If offered the choice between hanging out and doing nothing or developing additional skills over a school break, most children would probably choose to hang out. I would encourage parents/carers to present online skill development as a fun and entertaining alternative by mixing skill development with known and unknown interests.
But first, what are some examples of online skills? Online skills range from the very popular (coding, languages, photoshop, photography, game design, app design) to the very necessary (communicating, writing, critical thinking, problem solving, typing) to the very digital sounding (website design, ethical hacking, programming) and more. Whatever online skills you try should be related to something that your child already loves or that they are interested in trying out using this 3 easy steps:
1. Do your research – create a list of activities that your child loves (known interests) and a list of activities that your child has never tried but might be interested in (unknown interests). Then brainstorm on online skill related to both lists that are child-friendly, age-appropriate courses and training. Ask other parent/carers, friends and family members for ideas and recommendations on camps, courses or training.
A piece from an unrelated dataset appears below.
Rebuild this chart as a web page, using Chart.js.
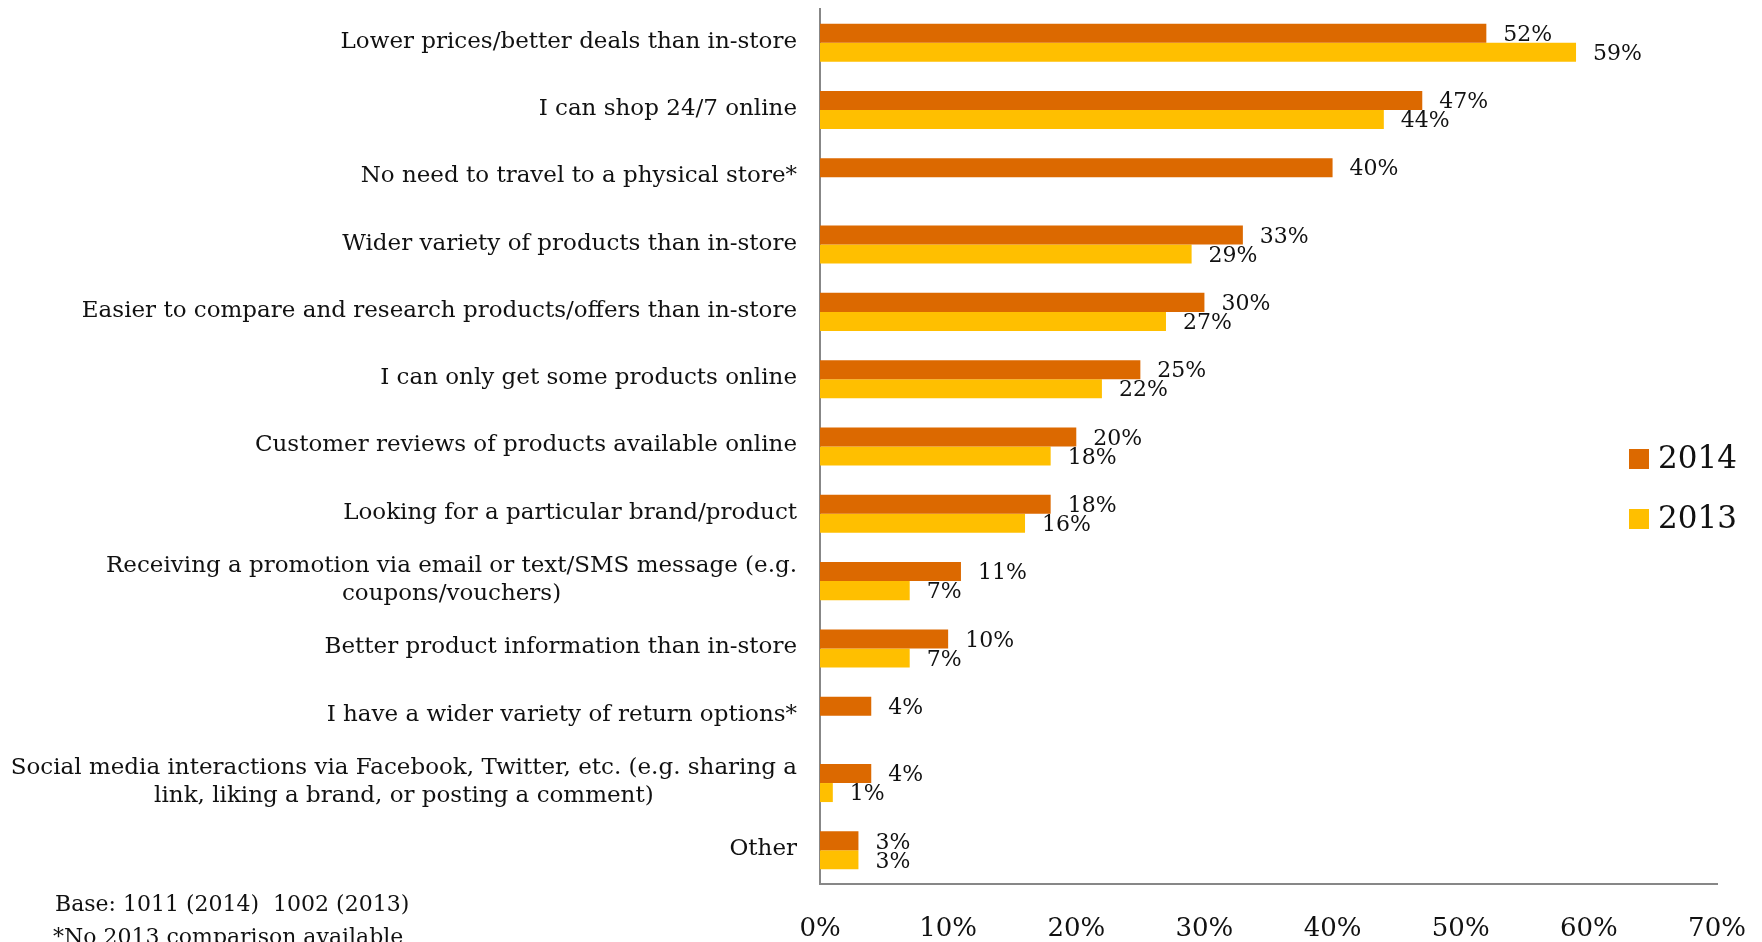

2. Co-design with your child – now that you have some idea of the possibilities, sit down with your child and co-create an activity plan. Include downtime, offline time, family time, outside time, activity time, etc. Invite your child to do some online research as well (increasing those online research skills already). If your child loves arts, crafts, science, music or film, look for online activities in those fields. Also look to museums and family centres for their online offerings.
3. Agree, test and revise – try out the activity over the weekend by watching intro videos, reading reviews and just playing. Then test your activity plan over a school break and be prepared to revise and update.
Using the 3 steps above, you really can create a plan that encourages your child to get online, learn something new and manage some of that school break “empty” time.